The present invention relates to an artificial knee joint and a prosthetic limb.
JP H7-308332 A discloses an artificial knee joint or a prosthetic limb worn by a person who has lost a leg due to injury or illness, which includes an air cylinder that swings back and forth. In the air cylinder pivotally supported by a lower leg part, air as a working fluid is sealed therein and a piston is movably provided. Also, a piston rod extending from the piston is coupled to a thigh joint part. When the thigh joint part and the lower leg part relatively rotate according to bending and stretching of the artificial knee joint, the piston moves in the air cylinder and the entire air cylinder rotates around the axis of the lower leg part and swings back and forth.
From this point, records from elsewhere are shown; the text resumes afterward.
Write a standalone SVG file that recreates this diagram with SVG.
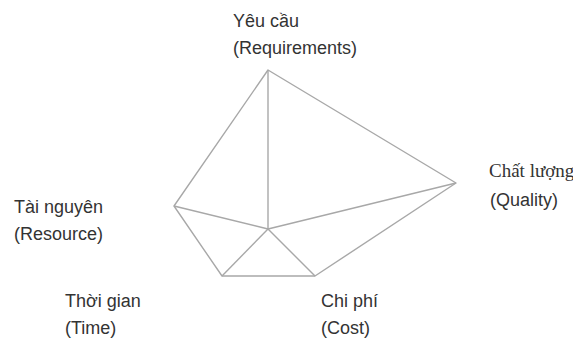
<svg xmlns="http://www.w3.org/2000/svg" width="573" height="343" viewBox="0 0 573 343">
  <style>
    .edge { stroke: #a8a8a8; stroke-width: 1.4; fill: none; stroke-linejoin: round; }
    .lbl { font-family: "Liberation Sans", Arial, sans-serif; font-size: 18px; fill: #333333; }
    .serif { font-family: "Liberation Serif", "Times New Roman", serif; font-size: 19px; fill: #333333; }
  </style>
  <rect width="573" height="343" fill="#ffffff"/>

  <!-- connectors: outer pentagon and spokes from the centre -->
  <g id="connectors">
    <polygon class="edge" points="268,70 456,183 315,276 222,276 174,206"/>
    <line class="edge" x1="268" y1="229" x2="268" y2="70"/>
    <line class="edge" x1="268" y1="229" x2="174" y2="206"/>
    <line class="edge" x1="268" y1="229" x2="456" y2="183"/>
    <line class="edge" x1="268" y1="229" x2="222" y2="276"/>
    <line class="edge" x1="268" y1="229" x2="315" y2="276"/>
  </g>

  <g id="requirements">
    <text class="lbl" x="233" y="27">Yêu cầu</text>
    <text class="lbl" x="233" y="54">(Requirements)</text>
  </g>
  <g id="quality">
    <text class="serif" x="489" y="177">Chất lượng</text>
    <text class="lbl" x="490" y="206">(Quality)</text>
  </g>
  <g id="resource">
    <text class="lbl" x="14" y="213">Tài nguyên</text>
    <text class="lbl" x="14" y="240">(Resource)</text>
  </g>
  <g id="time">
    <text class="lbl" x="65" y="307">Thời gian</text>
    <text class="lbl" x="65" y="334">(Time)</text>
  </g>
  <g id="cost">
    <text class="lbl" x="321" y="307">Chi phí</text>
    <text class="lbl" x="321" y="334">(Cost)</text>
  </g>
</svg>
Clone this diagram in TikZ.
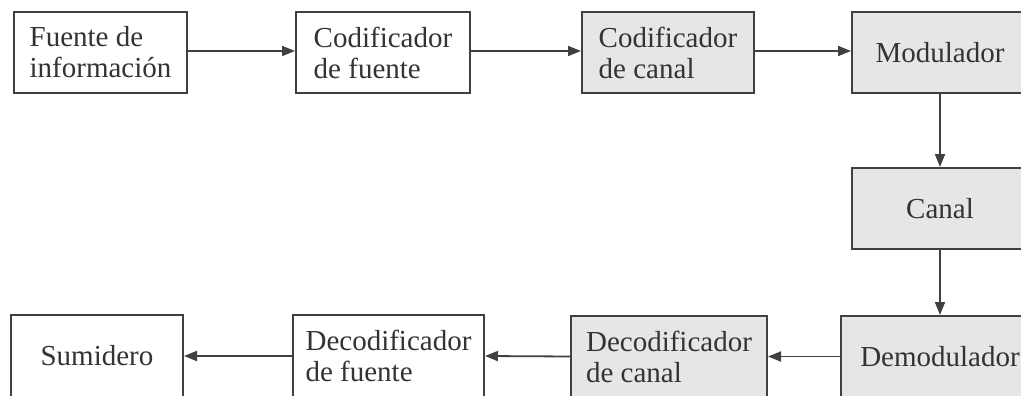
\documentclass[tikz,border=0pt]{standalone}
\usepackage{fontspec}
\setmainfont{Liberation Serif}
\usetikzlibrary{arrows.meta,calc}
\definecolor{ink}{HTML}{333333}
\definecolor{edge}{HTML}{404040}
\definecolor{boxgray}{HTML}{E5E6E8}
\tikzset{
  blk/.style={draw=edge, line width=2pt, rectangle, inner sep=0pt, align=left,
     text=ink, font=\fontsize{29}{31}\selectfont},
  wbox/.style={blk, fill=white},
  gbox/.style={blk, fill=boxgray},
  conn/.style={draw=edge, line width=1.8pt, -{Triangle[length=13pt,width=10pt]}}
}
\begin{document}
\begin{tikzpicture}[x=1pt,y=-1pt]
\useasboundingbox (0,0) rectangle (1021,396);
% top row
\node[wbox, minimum width=173pt, minimum height=81pt] (src) at (100.5,52.5) {Fuente de\\información};
\node[wbox, minimum width=174pt, minimum height=81pt] (senc) at (383,52.5) {Codificador\\de fuente};
\node[gbox, minimum width=172pt, minimum height=81pt] (cenc) at (668,52.5) {Codificador\\de canal};
\node[gbox, minimum width=176pt, minimum height=81pt] (mod) at (940,52.5) {Modulador};
% channel
\node[gbox, minimum width=176pt, minimum height=81pt] (chan) at (940,208.5) {Canal};
% bottom row
\node[gbox, minimum width=198pt, minimum height=81pt] (dem) at (940,356.5) {Demodulador};
\node[gbox, minimum width=196pt, minimum height=81pt] (cdec) at (669,356.5) {Decodificador\\de canal};
\node[wbox, minimum width=191pt, minimum height=82pt] (sdec) at (388.5,356) {Decodificador\\de fuente};
\node[wbox, minimum width=172pt, minimum height=82pt] (sink) at (97,356) {Sumidero};
% connectors
\draw[conn] ($(src.east)+(0,-1.5)$) -- ($(senc.west)+(0,-1.5)$);
\draw[conn] ($(senc.east)+(0,-1.5)$) -- ($(cenc.west)+(0,-1.5)$);
\draw[conn] ($(cenc.east)+(0,-1.5)$) -- ($(mod.west)+(0,-1.5)$);
\draw[conn] (mod.south) -- (chan.north);
\draw[conn] (chan.south) -- (dem.north);
\draw[conn] (dem.west) -- (cdec.east);
\draw[conn] (cdec.west) -- (sdec.east);
\draw[conn] (sdec.west) -- (sink.east);
\end{tikzpicture}
\end{document}
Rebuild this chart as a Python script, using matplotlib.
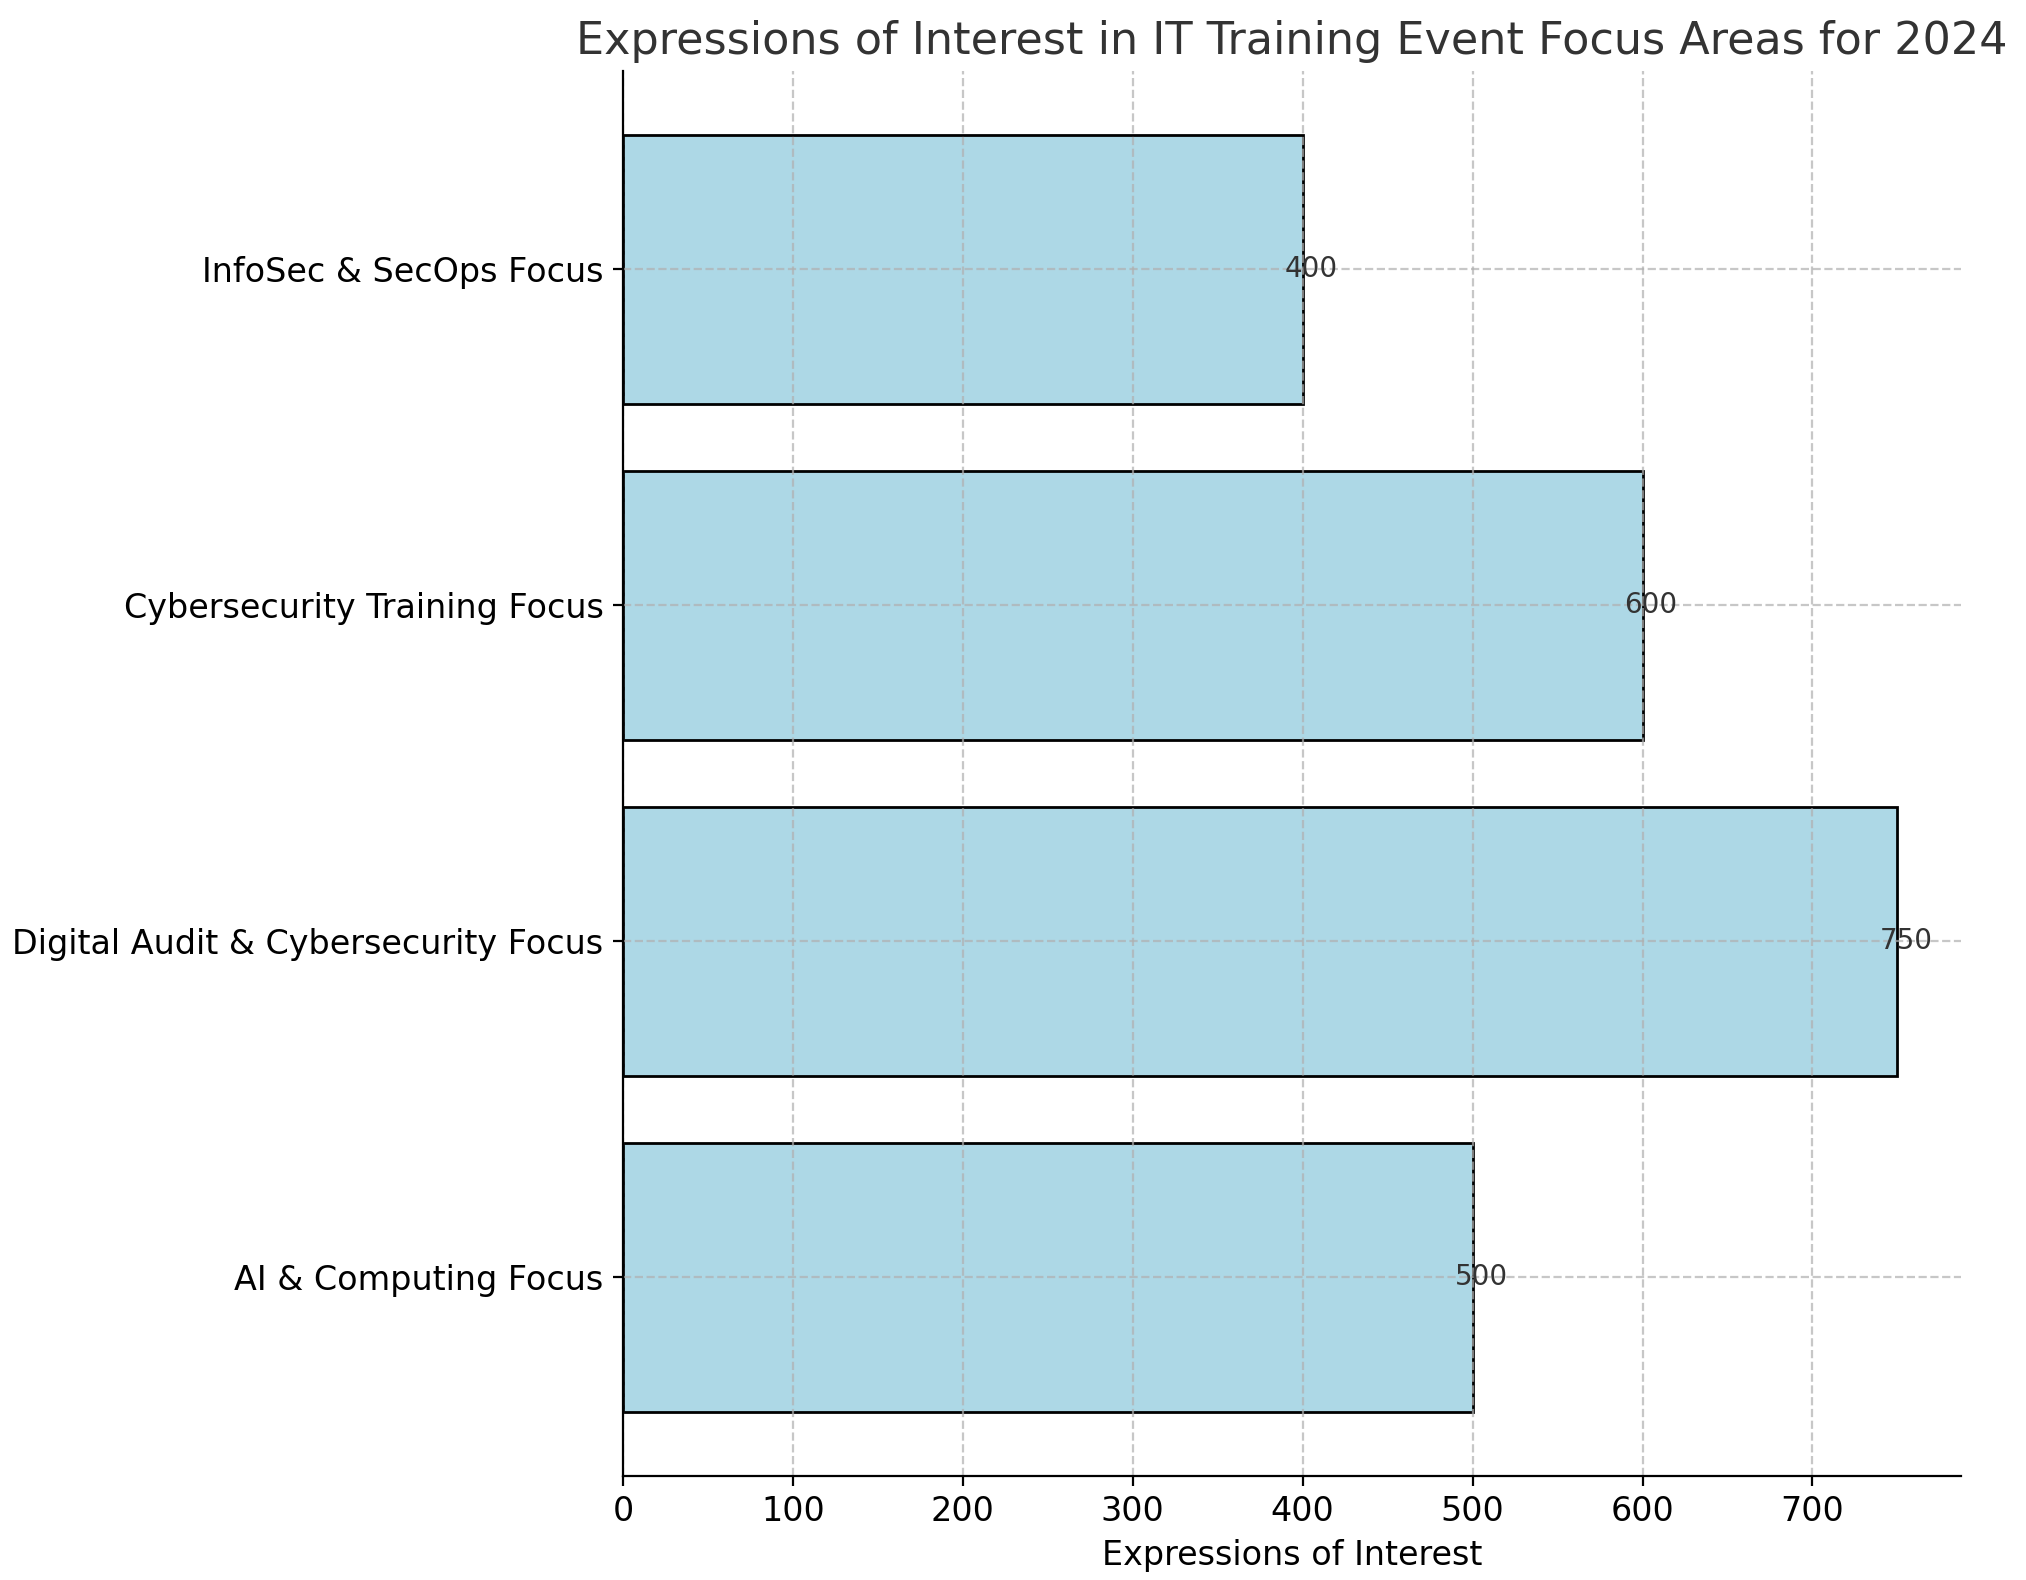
import matplotlib
matplotlib.use('Agg')
import matplotlib.pyplot as plt

focus_areas = ['AI & Computing Focus', 'Digital Audit & Cybersecurity Focus',
               'Cybersecurity Training Focus', 'InfoSec & SecOps Focus']
interest = [500, 750, 600, 400]

fig = plt.figure(figsize=(10.13, 7.9), dpi=200)
ax = fig.add_axes([0.3075, 0.066, 0.6605, 0.889])

bars = ax.barh(focus_areas, interest, color='lightblue', edgecolor='black')
for b in bars:
    w = b.get_width()
    ax.text(w + 5, b.get_y() + b.get_height() / 2, f'{w:.0f}',
            ha='center', va='center', fontsize=10, color='#333333')

ax.set_title('Expressions of Interest in IT Training Event Focus Areas for 2024',
             fontsize=16, color='#333333')
ax.set_xlabel('Expressions of Interest', fontsize=12)
ax.tick_params(labelsize=12)
ax.grid(True, linestyle='--', alpha=0.7)
ax.set_axisbelow(False)
ax.spines['top'].set_visible(False)
ax.spines['right'].set_visible(False)
for s in ('left', 'bottom'):
    ax.spines[s].set_zorder(5)

fig.savefig('out.png')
In the structure of JP H7-308332 A, since the air cylinder swings back and forth, the substantial dimension of the artificial knee joint in the front-rear direction becomes long. In addition, since the space on the swing path of the air cylinder becomes a dead space, in particular, in the electronically controlled artificial knee joint, it is necessary to mount many functional components such as a sensor, a motor, a control board, and a battery in other locations, which causes an increase in size of the artificial knee joint.
The present invention addresses the above-described issue and a purpose thereof is to provide an artificial knee joint and a prosthetic limb that can be configured compactly.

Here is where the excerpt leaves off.